**Task instructions:**
Restate verbatim the lines between the one holding "Generate a Python" and the one holding "from bokeh.resources import INLINE", both included, and no others.

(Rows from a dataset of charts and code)
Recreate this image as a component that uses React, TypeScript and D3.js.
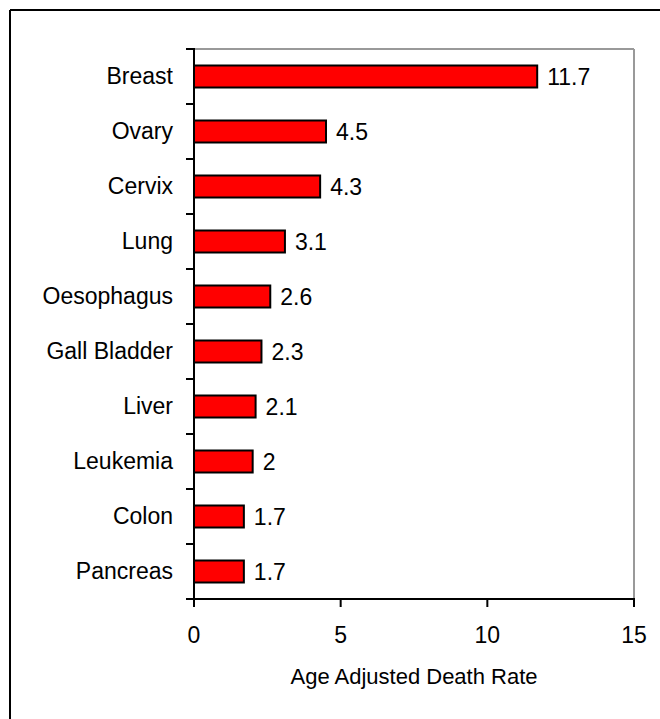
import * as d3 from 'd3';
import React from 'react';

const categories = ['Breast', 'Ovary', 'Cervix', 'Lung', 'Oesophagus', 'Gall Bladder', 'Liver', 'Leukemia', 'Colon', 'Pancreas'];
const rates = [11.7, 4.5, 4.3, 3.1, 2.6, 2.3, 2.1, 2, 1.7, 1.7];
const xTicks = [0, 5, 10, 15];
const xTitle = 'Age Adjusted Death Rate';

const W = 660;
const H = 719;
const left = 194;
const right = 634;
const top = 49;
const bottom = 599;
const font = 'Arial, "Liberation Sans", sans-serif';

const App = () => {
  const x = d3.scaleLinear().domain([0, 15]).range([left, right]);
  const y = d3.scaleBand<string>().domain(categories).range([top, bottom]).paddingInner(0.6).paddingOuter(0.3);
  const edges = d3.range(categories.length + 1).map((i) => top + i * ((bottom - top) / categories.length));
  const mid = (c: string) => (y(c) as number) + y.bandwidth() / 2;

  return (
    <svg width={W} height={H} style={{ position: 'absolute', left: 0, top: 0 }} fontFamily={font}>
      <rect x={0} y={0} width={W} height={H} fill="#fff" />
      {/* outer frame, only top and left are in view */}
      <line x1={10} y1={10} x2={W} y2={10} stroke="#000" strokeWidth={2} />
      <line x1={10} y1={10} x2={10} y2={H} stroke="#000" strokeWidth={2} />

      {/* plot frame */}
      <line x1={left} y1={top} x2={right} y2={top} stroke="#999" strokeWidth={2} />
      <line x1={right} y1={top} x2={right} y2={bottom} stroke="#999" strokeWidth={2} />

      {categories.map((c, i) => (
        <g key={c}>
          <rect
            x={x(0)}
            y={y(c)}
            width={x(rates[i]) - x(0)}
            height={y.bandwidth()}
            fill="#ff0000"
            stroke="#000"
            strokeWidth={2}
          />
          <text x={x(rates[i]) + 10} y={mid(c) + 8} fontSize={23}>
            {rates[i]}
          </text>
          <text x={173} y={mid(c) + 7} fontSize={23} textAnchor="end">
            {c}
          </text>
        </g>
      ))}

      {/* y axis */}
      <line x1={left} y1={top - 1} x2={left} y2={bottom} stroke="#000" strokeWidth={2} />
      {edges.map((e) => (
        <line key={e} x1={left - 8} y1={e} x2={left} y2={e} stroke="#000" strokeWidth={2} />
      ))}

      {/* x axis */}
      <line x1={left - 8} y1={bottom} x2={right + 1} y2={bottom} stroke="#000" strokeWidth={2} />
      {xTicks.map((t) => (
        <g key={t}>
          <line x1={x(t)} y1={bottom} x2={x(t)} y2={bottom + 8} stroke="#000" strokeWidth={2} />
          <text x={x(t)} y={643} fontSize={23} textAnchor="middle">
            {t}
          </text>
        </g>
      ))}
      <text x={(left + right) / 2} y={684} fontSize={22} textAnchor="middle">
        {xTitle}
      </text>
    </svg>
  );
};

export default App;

* * *

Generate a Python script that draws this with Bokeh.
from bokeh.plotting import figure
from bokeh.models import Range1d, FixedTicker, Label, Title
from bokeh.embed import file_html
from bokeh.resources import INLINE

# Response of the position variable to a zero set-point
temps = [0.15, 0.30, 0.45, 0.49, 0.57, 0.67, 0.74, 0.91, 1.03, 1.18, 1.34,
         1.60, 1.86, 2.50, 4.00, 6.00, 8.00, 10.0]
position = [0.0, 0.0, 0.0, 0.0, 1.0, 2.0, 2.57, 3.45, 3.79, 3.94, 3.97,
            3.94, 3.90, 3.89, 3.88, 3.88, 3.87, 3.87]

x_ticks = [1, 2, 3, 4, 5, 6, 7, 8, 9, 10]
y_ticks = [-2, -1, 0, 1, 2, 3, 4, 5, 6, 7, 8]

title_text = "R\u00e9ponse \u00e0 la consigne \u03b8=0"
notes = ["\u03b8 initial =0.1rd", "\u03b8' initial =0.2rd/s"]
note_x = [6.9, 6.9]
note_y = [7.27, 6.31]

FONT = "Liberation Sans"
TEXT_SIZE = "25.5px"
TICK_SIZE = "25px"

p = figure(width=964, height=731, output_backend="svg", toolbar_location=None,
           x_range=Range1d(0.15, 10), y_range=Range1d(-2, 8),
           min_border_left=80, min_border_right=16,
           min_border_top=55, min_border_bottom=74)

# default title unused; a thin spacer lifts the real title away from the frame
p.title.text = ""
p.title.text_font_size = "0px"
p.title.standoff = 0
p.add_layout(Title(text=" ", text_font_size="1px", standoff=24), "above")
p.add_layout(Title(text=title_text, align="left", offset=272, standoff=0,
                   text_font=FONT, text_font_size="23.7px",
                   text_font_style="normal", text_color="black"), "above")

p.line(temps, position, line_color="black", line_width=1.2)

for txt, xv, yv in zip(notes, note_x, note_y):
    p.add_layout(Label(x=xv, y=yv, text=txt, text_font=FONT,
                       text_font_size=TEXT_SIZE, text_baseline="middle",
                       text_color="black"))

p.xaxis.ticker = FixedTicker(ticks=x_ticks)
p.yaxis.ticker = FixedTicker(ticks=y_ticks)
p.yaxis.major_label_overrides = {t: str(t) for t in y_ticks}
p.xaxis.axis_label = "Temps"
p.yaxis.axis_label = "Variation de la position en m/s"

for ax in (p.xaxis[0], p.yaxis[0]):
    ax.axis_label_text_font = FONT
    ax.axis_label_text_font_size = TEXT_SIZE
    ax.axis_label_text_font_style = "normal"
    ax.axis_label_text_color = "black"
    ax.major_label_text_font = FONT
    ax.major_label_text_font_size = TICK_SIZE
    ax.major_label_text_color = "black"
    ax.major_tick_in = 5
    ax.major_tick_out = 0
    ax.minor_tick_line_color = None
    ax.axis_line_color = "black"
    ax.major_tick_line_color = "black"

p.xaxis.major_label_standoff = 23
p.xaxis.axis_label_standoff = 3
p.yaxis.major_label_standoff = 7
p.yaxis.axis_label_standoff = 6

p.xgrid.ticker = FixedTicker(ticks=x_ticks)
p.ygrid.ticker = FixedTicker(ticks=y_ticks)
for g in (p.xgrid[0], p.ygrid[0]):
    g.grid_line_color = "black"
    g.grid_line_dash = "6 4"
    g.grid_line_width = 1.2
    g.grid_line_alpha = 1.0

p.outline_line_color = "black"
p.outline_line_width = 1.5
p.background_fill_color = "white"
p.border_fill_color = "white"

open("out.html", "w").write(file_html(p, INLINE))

--

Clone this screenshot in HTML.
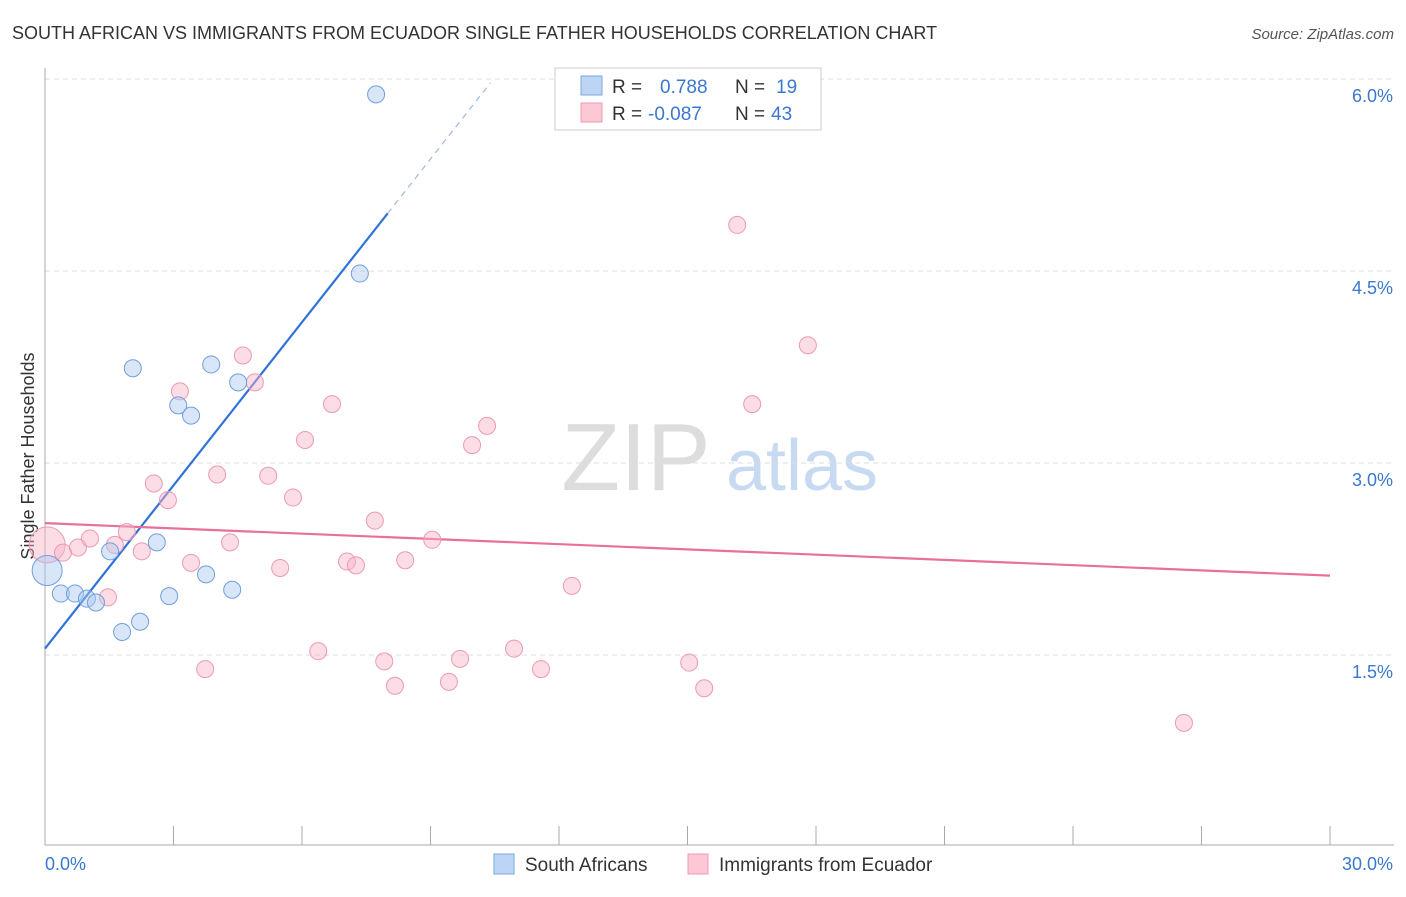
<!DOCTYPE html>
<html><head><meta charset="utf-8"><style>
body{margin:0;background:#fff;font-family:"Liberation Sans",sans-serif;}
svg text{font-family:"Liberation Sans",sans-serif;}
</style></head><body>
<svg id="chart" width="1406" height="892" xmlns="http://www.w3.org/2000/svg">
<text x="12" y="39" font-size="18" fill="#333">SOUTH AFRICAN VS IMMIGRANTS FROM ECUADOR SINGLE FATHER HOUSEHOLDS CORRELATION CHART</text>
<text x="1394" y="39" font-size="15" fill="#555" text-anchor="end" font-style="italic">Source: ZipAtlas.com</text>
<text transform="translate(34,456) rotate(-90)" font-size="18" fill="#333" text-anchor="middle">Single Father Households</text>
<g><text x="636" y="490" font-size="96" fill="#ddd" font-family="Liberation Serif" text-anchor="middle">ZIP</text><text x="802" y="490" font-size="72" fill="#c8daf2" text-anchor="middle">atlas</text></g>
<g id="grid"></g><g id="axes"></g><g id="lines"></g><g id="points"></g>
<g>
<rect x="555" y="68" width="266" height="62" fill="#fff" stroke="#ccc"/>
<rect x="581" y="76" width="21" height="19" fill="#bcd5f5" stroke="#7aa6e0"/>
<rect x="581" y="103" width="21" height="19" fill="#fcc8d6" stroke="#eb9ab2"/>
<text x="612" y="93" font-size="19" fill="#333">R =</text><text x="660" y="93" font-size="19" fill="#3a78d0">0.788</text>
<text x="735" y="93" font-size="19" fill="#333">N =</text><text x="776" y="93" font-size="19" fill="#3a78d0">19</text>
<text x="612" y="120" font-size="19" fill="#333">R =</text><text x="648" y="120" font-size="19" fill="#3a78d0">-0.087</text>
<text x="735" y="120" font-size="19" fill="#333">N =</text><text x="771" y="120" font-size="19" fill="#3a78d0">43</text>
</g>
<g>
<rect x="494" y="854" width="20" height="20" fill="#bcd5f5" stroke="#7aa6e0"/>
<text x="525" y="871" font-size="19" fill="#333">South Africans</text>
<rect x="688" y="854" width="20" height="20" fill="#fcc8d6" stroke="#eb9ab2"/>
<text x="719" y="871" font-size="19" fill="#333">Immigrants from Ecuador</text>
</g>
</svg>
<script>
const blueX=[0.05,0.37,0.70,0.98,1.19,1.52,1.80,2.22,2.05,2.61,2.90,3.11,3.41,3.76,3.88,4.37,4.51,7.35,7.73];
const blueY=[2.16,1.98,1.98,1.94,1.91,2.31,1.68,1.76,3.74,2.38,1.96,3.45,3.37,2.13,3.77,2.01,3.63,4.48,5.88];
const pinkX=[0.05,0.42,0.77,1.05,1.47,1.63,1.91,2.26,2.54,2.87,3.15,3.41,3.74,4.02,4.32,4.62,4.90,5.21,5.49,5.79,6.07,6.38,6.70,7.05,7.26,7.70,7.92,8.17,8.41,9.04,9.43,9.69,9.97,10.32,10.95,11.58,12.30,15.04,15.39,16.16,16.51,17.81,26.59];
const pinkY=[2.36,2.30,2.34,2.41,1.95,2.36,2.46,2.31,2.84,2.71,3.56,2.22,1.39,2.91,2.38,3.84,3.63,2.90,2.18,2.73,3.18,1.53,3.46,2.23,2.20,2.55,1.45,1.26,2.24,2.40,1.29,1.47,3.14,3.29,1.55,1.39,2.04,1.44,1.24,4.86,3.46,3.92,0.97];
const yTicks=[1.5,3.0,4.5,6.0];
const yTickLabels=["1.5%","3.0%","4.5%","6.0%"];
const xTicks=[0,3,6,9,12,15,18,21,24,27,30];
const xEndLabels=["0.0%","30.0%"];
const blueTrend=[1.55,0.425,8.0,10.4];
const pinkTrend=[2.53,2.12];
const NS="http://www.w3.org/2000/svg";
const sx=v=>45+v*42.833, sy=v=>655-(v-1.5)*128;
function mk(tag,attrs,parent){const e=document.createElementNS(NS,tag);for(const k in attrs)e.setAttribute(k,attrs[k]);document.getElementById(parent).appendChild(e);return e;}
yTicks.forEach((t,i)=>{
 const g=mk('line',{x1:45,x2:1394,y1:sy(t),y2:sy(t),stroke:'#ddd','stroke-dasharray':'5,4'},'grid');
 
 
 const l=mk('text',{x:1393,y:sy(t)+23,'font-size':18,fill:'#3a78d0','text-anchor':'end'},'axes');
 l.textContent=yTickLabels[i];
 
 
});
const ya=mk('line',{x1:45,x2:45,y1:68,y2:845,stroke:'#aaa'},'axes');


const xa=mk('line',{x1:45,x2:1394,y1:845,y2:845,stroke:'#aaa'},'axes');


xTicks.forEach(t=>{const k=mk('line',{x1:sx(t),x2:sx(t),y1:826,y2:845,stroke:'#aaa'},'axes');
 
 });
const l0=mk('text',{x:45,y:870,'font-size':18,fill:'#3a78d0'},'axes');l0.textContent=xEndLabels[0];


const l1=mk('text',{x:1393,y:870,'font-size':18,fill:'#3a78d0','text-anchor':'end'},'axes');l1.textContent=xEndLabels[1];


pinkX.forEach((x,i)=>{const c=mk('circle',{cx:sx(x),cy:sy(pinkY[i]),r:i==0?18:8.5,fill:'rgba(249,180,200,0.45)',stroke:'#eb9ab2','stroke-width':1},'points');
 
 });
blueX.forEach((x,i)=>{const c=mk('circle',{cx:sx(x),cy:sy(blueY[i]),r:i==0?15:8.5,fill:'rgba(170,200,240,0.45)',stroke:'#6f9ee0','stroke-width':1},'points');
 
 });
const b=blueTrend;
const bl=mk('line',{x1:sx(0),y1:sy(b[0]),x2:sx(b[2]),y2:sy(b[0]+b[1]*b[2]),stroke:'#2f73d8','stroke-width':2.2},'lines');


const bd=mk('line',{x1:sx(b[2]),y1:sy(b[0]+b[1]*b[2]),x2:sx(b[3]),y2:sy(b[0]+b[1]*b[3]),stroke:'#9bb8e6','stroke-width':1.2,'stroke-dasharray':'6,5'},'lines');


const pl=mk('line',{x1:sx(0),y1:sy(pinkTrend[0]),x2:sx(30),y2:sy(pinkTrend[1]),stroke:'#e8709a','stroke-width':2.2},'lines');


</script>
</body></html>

**Exercise response:**
Generate a Python script that draws this with Bokeh.
from bokeh.plotting import figure
from bokeh.models import Range1d, FixedTicker, Label, Title
from bokeh.embed import file_html
from bokeh.resources import INLINE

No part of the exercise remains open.